■ Task statement:
Retype exactly what runs from the first line of the data to the line with "series5, series6, series7];", keeping both of those lines and skipping pictures.

begin Material provided

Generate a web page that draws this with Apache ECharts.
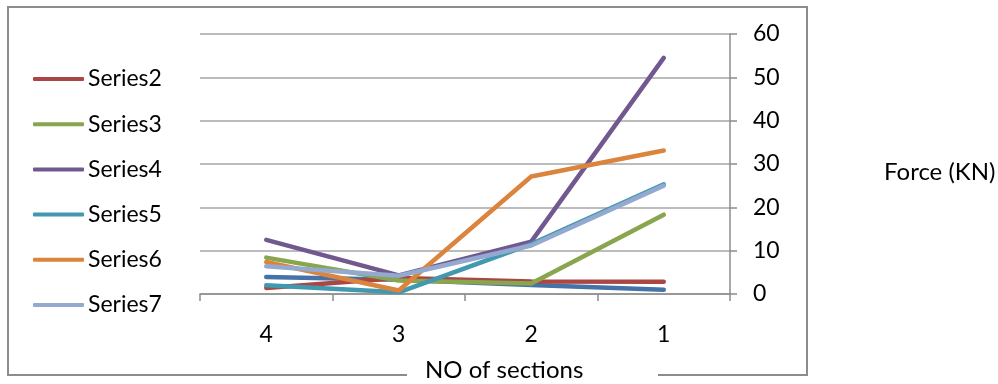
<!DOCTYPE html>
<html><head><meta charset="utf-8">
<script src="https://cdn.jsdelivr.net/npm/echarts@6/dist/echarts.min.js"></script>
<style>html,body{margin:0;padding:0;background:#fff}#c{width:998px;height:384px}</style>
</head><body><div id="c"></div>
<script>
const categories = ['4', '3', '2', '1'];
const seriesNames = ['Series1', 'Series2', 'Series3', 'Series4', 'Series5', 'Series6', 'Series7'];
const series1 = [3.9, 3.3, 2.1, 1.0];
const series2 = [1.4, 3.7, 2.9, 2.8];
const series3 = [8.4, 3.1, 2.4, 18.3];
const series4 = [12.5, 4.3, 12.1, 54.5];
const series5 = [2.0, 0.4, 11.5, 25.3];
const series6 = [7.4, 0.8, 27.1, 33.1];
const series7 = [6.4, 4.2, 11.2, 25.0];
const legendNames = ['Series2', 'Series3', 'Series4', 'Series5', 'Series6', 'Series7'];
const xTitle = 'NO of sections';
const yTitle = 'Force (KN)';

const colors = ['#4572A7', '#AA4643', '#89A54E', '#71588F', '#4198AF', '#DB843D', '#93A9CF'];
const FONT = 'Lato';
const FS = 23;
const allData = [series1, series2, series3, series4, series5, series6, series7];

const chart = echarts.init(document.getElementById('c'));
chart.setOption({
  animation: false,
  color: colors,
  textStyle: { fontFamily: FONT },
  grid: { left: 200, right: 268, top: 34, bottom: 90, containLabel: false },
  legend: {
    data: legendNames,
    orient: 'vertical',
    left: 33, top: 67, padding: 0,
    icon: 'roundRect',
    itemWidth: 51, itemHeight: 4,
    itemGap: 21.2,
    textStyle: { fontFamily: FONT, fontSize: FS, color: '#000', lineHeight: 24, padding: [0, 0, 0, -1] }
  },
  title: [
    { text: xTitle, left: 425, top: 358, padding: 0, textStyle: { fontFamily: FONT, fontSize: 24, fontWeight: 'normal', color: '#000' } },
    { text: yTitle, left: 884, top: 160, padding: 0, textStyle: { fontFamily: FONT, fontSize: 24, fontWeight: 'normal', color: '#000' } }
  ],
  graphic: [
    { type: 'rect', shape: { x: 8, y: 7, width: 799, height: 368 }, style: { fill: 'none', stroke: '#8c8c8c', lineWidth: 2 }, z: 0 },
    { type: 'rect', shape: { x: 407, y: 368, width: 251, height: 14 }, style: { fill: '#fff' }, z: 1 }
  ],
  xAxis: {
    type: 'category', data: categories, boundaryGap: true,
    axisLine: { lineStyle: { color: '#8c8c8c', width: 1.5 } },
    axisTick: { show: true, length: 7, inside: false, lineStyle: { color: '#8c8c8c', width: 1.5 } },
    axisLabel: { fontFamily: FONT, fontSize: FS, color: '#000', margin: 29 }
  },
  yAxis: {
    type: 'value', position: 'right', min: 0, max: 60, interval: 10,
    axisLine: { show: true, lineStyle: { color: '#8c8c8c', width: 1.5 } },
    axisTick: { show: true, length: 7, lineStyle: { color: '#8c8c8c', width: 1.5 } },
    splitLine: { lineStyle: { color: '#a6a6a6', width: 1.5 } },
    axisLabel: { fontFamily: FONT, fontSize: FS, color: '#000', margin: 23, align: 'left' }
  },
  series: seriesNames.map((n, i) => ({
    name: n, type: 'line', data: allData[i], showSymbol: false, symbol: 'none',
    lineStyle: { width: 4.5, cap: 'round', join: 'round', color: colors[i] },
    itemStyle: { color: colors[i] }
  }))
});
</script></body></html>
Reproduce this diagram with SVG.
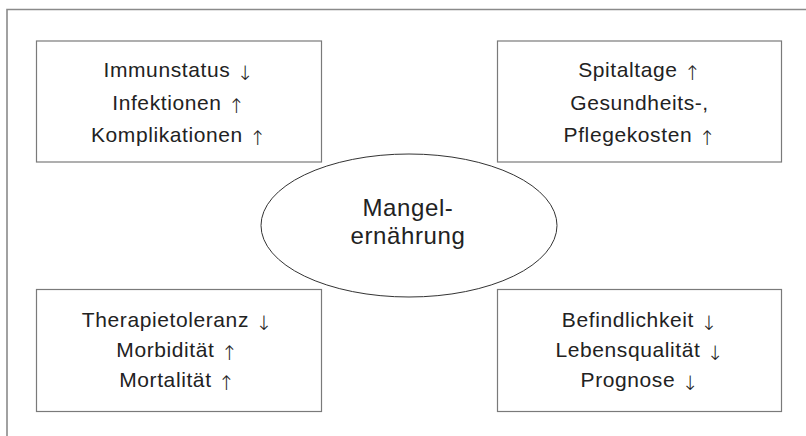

end Material provided

■ Solution to the problem:
Generate a web page that draws this with Apache ECharts.
<!DOCTYPE html>
<html><head><meta charset="utf-8">
<script src="https://cdn.jsdelivr.net/npm/echarts@6/dist/echarts.min.js"></script>
<style>html,body{margin:0;padding:0;background:#fff}#c{width:998px;height:384px}</style>
</head><body><div id="c"></div>
<script>
const categories = ['4', '3', '2', '1'];
const seriesNames = ['Series1', 'Series2', 'Series3', 'Series4', 'Series5', 'Series6', 'Series7'];
const series1 = [3.9, 3.3, 2.1, 1.0];
const series2 = [1.4, 3.7, 2.9, 2.8];
const series3 = [8.4, 3.1, 2.4, 18.3];
const series4 = [12.5, 4.3, 12.1, 54.5];
const series5 = [2.0, 0.4, 11.5, 25.3];
const series6 = [7.4, 0.8, 27.1, 33.1];
const series7 = [6.4, 4.2, 11.2, 25.0];
const legendNames = ['Series2', 'Series3', 'Series4', 'Series5', 'Series6', 'Series7'];
const xTitle = 'NO of sections';
const yTitle = 'Force (KN)';

const colors = ['#4572A7', '#AA4643', '#89A54E', '#71588F', '#4198AF', '#DB843D', '#93A9CF'];
const FONT = 'Lato';
const FS = 23;
const allData = [series1, series2, series3, series4, series5, series6, series7];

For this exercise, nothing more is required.